> Description of the task
Transcribe the lines from the start of the data below through the line with "const panelC = ['C=0.0001', 'C=0.005', 'C=0.012'];", word for word and nothing more.
◆ ◆ ◆ ◆ ◆
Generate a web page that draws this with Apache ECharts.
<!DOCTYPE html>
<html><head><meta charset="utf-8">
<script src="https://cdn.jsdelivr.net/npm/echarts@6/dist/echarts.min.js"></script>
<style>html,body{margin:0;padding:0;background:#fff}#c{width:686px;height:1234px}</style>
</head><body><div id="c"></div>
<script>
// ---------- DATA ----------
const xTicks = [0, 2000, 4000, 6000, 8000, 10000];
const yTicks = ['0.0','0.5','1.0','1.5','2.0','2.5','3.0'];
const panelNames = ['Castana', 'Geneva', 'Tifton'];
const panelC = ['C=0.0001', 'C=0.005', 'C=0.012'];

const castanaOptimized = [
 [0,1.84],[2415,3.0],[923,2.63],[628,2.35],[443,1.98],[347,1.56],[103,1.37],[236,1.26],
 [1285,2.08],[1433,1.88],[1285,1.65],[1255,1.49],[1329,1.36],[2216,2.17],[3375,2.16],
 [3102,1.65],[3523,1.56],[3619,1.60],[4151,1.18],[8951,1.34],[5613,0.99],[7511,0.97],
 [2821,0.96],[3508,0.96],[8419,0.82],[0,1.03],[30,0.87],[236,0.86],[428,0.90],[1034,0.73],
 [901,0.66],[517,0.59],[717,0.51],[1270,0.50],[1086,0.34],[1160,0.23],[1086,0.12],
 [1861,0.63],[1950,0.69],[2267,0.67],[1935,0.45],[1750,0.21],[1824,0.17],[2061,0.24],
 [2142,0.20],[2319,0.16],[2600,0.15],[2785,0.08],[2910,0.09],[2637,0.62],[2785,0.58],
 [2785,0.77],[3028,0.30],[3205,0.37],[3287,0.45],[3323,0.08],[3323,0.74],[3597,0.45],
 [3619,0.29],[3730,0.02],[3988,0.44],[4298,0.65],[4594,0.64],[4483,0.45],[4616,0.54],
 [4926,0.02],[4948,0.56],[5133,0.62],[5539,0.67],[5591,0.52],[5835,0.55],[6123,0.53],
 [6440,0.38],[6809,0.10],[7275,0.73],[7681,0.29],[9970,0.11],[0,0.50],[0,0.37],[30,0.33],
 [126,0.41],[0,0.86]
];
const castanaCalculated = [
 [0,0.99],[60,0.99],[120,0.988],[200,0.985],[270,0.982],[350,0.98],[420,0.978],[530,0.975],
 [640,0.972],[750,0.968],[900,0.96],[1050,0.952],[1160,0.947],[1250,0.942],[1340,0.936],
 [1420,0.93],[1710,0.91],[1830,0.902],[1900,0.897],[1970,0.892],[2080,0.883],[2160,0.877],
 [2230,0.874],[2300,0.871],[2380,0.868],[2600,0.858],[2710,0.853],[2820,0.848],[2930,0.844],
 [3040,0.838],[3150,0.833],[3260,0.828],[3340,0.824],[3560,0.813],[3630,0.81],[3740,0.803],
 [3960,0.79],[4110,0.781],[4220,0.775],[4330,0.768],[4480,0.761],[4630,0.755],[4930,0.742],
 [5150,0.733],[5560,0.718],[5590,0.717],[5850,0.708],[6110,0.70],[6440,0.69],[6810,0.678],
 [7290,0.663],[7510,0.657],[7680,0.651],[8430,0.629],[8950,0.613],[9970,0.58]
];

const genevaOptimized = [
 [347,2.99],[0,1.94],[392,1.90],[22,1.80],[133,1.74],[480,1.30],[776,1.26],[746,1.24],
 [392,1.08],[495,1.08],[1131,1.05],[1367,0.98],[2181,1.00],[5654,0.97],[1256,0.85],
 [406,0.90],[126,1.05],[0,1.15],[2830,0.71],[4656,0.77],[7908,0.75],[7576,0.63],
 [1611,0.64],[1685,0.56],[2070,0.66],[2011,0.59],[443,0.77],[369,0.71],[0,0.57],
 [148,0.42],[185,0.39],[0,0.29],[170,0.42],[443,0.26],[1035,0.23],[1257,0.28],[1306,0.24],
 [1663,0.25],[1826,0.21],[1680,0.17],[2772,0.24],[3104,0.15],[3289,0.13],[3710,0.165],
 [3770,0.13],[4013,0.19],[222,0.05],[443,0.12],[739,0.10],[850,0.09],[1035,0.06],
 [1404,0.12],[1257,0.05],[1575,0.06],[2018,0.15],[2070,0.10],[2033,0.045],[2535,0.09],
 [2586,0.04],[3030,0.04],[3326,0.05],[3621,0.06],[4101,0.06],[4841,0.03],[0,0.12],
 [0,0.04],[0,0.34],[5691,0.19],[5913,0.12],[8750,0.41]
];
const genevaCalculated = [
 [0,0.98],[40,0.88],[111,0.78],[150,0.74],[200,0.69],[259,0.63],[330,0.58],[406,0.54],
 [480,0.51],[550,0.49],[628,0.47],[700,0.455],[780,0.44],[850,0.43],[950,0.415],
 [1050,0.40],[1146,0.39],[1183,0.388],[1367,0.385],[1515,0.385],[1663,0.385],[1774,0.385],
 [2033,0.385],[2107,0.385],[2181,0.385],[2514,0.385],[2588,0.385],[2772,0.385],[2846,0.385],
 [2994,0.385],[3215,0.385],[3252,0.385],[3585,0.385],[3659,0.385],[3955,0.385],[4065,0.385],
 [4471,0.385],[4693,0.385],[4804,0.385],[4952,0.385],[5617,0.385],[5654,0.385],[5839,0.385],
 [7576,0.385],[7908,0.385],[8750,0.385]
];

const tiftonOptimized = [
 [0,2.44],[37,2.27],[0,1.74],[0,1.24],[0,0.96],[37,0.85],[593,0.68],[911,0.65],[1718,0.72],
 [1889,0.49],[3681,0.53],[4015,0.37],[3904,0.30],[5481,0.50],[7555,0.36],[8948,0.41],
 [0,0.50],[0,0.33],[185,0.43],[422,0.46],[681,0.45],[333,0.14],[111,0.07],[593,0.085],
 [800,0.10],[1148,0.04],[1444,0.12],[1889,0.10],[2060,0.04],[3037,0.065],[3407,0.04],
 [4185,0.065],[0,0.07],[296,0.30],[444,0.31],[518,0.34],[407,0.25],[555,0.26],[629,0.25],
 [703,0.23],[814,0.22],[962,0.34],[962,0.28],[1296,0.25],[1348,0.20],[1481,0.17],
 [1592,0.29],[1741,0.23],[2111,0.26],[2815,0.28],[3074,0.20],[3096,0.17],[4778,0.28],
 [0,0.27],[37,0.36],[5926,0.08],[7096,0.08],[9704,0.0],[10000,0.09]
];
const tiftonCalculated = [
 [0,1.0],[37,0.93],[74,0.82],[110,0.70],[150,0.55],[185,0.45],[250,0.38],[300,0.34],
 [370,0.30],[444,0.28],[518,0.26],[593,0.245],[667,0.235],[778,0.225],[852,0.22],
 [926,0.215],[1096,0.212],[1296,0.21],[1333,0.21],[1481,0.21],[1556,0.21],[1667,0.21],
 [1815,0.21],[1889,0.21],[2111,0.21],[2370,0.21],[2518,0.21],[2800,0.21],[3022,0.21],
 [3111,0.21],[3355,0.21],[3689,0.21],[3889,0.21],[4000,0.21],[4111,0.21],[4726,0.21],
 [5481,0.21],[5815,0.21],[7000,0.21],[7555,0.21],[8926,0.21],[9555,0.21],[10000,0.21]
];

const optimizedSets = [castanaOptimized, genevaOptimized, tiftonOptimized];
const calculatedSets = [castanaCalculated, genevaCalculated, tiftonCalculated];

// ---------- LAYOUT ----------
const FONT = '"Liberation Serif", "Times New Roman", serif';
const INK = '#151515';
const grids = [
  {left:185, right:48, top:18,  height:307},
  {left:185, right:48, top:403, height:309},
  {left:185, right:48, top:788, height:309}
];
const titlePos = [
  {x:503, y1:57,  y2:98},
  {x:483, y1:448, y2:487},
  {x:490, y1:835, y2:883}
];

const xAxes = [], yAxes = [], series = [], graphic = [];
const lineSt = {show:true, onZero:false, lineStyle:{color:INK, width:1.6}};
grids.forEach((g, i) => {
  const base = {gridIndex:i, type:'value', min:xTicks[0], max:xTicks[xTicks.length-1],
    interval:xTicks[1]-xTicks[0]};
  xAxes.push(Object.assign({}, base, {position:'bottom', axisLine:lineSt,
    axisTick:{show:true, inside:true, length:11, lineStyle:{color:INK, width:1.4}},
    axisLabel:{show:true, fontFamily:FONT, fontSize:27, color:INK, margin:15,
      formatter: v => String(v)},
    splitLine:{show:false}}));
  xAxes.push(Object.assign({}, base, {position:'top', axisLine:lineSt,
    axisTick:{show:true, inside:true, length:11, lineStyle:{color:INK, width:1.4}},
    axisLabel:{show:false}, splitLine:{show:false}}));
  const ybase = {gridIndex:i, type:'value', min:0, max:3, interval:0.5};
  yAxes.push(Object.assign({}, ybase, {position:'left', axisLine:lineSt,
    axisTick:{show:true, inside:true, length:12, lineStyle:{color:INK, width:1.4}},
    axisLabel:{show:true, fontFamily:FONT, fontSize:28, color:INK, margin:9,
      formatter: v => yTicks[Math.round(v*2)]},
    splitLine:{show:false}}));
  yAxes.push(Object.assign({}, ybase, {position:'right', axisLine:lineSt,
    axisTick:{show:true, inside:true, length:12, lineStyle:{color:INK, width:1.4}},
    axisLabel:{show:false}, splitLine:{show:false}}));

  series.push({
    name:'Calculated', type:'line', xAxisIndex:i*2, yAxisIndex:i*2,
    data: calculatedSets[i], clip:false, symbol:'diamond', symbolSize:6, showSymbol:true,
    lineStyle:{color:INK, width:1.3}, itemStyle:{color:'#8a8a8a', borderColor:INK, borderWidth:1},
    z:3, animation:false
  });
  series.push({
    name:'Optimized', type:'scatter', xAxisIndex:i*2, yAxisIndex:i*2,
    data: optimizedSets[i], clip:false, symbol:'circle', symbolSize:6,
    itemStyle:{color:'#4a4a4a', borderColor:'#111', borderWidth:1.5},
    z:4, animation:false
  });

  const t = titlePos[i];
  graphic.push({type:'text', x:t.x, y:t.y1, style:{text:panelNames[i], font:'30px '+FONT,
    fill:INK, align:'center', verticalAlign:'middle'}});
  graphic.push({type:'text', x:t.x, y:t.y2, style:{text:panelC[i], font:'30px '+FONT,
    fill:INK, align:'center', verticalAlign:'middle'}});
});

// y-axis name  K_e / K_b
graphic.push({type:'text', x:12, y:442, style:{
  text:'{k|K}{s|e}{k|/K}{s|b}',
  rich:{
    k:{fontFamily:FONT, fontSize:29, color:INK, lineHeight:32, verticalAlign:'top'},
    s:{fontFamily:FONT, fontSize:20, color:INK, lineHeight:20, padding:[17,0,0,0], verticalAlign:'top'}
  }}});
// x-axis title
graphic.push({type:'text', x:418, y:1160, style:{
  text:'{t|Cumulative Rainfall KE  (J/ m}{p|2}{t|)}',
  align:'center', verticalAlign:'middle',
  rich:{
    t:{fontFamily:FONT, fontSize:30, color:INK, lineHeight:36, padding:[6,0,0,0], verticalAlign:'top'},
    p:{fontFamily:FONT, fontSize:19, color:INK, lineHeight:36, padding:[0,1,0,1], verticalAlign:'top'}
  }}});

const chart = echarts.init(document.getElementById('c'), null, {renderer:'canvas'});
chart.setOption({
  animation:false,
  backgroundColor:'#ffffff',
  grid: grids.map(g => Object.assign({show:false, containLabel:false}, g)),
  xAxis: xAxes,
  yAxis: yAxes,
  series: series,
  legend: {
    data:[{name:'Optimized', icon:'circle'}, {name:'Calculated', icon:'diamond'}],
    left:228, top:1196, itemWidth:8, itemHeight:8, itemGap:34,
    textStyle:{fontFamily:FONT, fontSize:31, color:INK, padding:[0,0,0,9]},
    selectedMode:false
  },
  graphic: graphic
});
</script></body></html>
◆ ◆ ◆ ◆ ◆
> Exercise result
Generate a web page that draws this with Apache ECharts.
<!DOCTYPE html>
<html><head><meta charset="utf-8">
<script src="https://cdn.jsdelivr.net/npm/echarts@6/dist/echarts.min.js"></script>
<style>html,body{margin:0;padding:0;background:#fff}#c{width:686px;height:1234px}</style>
</head><body><div id="c"></div>
<script>
// ---------- DATA ----------
const xTicks = [0, 2000, 4000, 6000, 8000, 10000];
const yTicks = ['0.0','0.5','1.0','1.5','2.0','2.5','3.0'];
const panelNames = ['Castana', 'Geneva', 'Tifton'];
const panelC = ['C=0.0001', 'C=0.005', 'C=0.012'];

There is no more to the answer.